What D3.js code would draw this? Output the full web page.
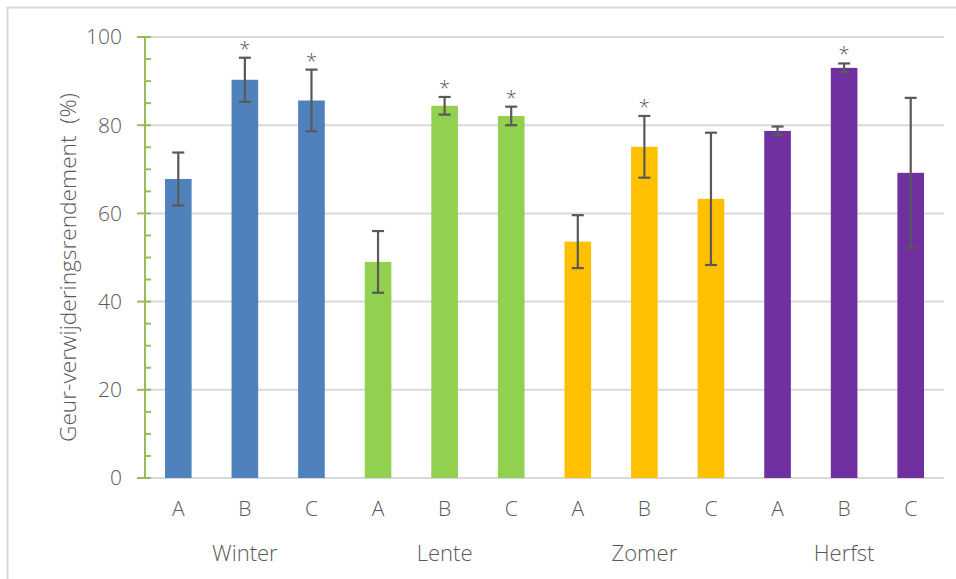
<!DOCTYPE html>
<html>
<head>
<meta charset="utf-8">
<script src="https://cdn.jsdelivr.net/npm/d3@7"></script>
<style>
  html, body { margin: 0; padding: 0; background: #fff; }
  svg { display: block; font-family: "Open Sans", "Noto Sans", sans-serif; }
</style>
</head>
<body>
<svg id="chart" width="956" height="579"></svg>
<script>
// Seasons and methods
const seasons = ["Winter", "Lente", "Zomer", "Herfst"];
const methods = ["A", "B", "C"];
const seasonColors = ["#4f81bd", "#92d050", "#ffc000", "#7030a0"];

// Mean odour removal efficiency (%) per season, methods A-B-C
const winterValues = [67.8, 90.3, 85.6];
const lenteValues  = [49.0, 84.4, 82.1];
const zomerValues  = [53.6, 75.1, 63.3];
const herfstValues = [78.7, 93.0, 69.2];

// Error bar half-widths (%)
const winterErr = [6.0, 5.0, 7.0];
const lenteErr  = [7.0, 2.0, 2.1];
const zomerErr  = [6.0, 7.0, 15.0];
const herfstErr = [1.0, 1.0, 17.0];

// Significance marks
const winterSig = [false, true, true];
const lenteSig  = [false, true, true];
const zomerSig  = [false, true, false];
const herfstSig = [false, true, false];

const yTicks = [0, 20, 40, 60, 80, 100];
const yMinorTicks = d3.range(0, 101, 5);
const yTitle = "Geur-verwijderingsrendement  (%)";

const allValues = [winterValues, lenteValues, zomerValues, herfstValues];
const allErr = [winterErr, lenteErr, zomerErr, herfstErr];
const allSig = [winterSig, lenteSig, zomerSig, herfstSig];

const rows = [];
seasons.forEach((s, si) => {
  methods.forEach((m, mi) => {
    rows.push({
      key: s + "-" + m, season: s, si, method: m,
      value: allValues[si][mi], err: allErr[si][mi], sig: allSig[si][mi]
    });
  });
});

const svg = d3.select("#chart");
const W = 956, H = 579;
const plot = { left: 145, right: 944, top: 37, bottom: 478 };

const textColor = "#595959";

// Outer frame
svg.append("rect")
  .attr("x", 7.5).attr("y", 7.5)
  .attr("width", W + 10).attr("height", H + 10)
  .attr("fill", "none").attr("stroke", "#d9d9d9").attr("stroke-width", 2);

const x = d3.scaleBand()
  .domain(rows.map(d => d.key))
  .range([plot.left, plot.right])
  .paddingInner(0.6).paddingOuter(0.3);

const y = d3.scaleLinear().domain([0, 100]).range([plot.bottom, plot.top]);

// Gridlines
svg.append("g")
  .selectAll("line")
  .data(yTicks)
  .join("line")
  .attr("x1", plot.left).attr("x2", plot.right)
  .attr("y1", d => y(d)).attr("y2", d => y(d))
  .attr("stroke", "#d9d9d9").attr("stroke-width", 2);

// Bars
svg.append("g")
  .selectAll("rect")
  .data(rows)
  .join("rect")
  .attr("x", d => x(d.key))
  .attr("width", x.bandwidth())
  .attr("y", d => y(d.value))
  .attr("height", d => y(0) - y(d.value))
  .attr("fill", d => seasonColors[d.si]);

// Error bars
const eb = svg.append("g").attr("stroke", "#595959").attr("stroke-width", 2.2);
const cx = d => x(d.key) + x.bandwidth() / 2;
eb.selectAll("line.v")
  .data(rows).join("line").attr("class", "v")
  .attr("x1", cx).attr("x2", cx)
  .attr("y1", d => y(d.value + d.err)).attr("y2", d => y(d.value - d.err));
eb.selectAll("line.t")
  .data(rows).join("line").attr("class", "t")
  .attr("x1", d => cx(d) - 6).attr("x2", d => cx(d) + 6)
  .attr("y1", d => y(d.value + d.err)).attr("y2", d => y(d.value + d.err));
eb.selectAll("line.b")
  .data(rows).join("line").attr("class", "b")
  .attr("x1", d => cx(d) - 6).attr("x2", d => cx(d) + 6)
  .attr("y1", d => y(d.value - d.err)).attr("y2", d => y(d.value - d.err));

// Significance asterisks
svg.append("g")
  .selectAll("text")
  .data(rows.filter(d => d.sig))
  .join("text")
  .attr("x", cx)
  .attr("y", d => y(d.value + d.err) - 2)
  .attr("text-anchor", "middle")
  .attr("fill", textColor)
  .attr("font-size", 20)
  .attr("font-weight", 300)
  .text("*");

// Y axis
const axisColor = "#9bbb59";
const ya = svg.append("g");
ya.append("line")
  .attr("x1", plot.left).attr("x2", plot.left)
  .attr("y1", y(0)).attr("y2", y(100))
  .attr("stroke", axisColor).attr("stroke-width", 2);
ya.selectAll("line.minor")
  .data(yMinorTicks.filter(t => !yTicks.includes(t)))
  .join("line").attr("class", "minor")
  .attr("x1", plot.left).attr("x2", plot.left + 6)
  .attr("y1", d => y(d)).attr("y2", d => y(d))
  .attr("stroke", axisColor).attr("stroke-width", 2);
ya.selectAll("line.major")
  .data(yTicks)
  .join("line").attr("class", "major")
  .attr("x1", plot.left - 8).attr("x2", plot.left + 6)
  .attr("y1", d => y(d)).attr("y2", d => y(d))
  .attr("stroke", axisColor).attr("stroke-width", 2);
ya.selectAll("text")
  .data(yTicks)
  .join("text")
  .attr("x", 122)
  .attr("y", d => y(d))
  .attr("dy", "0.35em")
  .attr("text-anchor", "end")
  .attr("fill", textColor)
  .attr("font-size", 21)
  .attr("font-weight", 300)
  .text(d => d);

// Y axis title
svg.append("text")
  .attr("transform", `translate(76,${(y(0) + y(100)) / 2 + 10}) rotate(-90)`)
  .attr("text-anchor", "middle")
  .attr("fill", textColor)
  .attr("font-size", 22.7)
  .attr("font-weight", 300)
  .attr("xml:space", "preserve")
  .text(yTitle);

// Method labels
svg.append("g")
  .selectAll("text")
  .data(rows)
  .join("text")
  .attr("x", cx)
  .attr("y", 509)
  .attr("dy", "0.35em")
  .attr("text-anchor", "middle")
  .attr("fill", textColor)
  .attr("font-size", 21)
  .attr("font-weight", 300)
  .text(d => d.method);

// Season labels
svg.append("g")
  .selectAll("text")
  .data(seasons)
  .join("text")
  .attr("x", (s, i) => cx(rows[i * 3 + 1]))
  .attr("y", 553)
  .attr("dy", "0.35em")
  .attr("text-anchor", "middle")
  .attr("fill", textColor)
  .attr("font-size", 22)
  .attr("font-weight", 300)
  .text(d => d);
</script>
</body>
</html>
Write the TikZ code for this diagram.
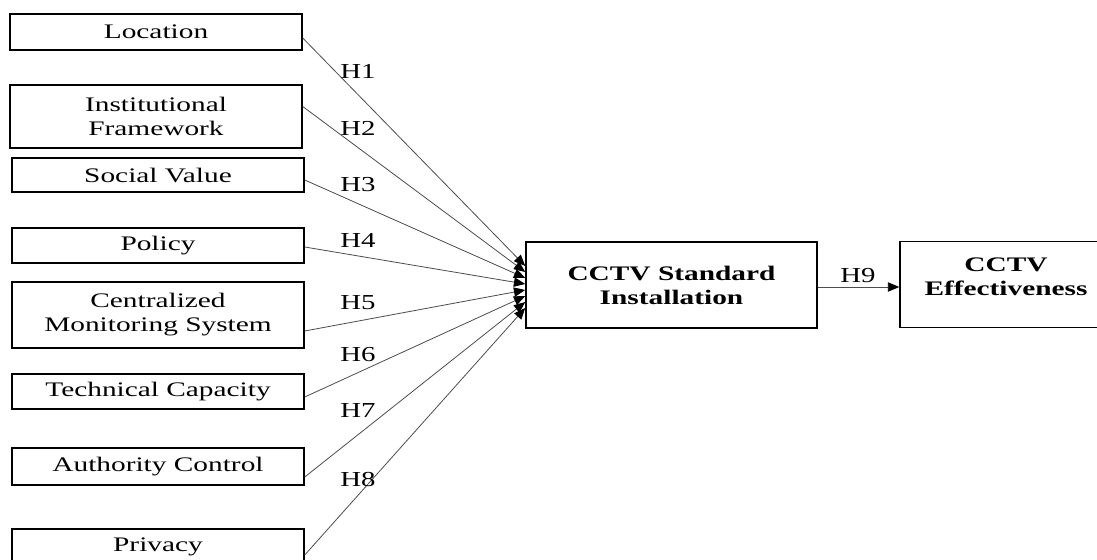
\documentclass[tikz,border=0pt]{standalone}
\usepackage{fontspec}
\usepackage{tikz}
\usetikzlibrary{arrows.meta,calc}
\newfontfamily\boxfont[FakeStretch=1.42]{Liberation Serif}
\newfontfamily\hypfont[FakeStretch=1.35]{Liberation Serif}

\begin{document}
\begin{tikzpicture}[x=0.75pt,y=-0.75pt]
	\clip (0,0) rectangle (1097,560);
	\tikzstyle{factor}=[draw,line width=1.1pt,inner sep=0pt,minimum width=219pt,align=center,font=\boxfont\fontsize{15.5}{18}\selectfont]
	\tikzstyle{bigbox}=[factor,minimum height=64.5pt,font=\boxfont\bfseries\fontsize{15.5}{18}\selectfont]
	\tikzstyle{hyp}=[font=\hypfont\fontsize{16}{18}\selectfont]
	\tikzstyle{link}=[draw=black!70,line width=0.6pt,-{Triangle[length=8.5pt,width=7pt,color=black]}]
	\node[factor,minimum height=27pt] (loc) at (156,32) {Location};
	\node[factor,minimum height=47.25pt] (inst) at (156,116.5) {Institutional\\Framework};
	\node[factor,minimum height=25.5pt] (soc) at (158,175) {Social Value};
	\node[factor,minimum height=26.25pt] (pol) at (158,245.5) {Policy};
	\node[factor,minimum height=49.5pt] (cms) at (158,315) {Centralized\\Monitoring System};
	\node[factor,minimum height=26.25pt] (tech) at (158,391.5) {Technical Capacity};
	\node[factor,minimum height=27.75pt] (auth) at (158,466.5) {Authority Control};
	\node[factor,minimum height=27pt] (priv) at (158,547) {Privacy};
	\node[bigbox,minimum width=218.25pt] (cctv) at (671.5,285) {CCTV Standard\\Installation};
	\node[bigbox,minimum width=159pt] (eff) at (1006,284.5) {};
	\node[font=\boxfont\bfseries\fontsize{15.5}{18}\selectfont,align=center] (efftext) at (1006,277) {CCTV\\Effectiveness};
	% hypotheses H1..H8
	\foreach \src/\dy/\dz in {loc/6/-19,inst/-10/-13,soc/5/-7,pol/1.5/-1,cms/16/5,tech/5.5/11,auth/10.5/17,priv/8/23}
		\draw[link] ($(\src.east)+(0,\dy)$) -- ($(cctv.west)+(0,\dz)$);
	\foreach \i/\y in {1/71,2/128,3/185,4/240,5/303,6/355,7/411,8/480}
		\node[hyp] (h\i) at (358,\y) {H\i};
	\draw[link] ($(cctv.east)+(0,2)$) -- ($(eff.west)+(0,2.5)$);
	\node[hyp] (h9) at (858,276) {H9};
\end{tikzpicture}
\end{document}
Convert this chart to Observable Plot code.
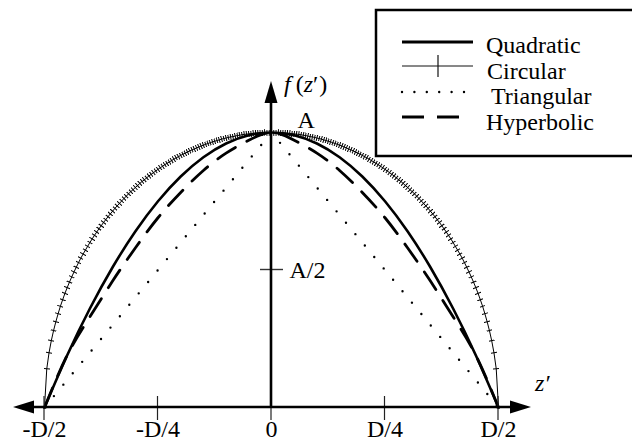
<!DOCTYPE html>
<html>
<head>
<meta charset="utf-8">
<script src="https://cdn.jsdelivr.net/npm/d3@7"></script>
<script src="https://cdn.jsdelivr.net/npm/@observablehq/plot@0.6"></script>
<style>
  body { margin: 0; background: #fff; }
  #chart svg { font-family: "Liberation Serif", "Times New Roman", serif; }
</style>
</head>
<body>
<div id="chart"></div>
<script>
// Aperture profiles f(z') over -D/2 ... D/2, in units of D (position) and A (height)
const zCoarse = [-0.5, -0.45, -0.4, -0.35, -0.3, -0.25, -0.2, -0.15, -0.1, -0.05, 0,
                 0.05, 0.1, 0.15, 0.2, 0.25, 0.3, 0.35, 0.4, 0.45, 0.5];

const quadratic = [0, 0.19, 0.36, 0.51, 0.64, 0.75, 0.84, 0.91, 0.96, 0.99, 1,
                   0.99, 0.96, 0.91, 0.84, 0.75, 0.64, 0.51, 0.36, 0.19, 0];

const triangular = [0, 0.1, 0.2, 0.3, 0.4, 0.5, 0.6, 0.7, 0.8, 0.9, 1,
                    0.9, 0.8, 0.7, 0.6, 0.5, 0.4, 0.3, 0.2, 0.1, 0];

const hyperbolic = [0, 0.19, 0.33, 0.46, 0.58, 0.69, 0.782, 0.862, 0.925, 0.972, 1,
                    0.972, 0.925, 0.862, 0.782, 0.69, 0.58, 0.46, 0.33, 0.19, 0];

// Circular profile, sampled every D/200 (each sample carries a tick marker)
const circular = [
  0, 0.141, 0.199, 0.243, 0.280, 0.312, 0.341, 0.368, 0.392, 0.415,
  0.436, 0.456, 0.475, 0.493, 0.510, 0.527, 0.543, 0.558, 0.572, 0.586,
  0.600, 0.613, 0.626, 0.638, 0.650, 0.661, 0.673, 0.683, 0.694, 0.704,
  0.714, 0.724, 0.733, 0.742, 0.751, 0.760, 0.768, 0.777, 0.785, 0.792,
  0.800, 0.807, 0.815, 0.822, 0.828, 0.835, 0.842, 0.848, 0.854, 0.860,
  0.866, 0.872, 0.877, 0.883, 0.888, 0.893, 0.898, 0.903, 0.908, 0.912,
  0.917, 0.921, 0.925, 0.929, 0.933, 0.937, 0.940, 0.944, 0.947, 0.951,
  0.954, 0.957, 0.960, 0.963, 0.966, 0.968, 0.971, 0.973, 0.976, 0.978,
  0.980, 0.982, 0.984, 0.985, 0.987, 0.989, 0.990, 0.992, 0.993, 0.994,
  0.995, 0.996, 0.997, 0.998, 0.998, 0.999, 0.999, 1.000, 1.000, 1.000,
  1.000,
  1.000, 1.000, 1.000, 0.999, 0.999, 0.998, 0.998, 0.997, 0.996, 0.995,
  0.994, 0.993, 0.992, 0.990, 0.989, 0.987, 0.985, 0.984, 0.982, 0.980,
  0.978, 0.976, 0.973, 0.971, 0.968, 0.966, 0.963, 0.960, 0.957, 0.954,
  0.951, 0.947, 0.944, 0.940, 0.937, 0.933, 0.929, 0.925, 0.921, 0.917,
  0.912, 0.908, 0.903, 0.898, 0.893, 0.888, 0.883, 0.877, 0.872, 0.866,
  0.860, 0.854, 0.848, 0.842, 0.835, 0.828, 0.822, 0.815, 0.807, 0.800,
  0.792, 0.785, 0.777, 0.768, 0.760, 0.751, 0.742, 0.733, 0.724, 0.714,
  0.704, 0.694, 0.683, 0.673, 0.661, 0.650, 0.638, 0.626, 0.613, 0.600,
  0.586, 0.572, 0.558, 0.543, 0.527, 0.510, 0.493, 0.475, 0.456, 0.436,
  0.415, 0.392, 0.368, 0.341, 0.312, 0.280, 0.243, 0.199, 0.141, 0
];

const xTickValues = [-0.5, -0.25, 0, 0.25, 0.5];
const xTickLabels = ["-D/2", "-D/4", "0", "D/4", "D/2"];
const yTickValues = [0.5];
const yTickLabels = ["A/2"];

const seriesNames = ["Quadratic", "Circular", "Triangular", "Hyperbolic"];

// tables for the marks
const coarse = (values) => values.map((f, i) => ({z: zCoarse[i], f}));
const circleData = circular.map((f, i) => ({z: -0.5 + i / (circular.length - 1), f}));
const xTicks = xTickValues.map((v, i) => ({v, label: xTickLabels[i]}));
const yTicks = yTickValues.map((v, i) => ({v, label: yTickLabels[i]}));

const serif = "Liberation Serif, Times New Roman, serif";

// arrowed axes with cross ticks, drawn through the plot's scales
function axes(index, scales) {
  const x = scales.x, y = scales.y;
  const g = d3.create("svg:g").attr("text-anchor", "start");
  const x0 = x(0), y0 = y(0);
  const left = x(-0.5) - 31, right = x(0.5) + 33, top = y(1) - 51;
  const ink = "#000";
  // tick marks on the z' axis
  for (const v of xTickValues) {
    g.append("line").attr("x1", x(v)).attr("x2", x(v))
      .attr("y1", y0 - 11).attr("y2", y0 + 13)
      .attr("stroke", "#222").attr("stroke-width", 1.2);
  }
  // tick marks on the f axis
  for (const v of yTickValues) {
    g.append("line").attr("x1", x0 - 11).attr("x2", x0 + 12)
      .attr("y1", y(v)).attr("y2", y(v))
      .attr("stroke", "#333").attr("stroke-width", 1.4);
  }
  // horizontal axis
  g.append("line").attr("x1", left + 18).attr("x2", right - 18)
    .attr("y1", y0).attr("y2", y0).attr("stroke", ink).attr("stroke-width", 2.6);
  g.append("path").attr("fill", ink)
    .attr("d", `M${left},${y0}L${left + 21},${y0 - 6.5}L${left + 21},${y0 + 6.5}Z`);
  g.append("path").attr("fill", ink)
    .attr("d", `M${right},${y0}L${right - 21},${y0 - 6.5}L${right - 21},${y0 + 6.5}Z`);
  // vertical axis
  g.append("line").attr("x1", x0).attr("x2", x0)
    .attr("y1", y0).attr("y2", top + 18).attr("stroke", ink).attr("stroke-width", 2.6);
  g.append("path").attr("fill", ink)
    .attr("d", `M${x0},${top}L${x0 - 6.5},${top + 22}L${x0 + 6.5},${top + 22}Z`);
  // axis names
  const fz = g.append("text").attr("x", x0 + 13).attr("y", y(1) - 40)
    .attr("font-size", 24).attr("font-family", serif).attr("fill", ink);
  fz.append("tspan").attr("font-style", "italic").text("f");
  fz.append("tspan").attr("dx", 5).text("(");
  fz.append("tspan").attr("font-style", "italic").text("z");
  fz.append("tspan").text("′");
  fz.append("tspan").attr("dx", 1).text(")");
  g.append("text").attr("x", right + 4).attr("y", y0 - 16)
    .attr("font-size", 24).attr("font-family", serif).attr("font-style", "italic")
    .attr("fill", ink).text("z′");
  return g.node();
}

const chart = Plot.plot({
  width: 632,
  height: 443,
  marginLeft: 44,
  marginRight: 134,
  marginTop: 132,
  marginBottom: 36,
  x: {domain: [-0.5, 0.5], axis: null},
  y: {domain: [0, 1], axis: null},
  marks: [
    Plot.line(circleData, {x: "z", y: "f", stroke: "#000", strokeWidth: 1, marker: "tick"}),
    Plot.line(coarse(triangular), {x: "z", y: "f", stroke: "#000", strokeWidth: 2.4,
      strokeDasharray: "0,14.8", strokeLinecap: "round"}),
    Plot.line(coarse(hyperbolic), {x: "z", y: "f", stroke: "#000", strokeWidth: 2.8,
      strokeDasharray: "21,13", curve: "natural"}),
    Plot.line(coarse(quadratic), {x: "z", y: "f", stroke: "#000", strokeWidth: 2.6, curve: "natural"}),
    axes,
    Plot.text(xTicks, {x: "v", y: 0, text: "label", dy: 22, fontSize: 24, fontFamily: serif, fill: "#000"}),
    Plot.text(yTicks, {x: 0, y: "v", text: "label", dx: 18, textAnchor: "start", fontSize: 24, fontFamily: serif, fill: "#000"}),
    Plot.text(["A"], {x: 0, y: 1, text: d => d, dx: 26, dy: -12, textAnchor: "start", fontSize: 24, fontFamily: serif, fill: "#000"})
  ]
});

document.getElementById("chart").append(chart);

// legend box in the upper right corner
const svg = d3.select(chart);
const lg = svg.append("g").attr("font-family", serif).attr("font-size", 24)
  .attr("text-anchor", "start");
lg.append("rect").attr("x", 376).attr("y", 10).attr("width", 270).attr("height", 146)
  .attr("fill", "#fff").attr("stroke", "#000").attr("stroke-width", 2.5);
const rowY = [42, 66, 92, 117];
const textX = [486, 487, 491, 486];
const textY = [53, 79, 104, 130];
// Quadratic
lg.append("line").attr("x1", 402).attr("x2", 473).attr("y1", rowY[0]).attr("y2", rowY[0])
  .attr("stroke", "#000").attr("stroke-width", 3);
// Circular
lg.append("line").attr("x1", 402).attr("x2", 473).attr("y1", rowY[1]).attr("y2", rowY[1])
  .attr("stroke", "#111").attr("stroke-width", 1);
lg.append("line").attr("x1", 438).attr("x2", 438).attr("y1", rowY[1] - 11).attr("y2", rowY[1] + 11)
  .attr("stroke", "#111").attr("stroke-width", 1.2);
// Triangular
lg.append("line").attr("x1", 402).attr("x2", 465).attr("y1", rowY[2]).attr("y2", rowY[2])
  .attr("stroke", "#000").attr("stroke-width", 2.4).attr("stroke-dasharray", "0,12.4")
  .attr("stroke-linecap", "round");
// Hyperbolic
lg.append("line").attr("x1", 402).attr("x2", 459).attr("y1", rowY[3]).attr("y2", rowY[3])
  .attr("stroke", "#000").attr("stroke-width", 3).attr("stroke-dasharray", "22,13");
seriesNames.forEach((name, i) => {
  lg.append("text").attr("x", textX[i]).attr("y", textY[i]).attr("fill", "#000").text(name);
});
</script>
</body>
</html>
= = = =
● **The exercise**: Return each line in the records that holds the string "this".

● **Solution**:
What D3.js code would draw this? Output the full web page.
Write the TikZ code for this diagram.
Convert this chart to Observable Plot code.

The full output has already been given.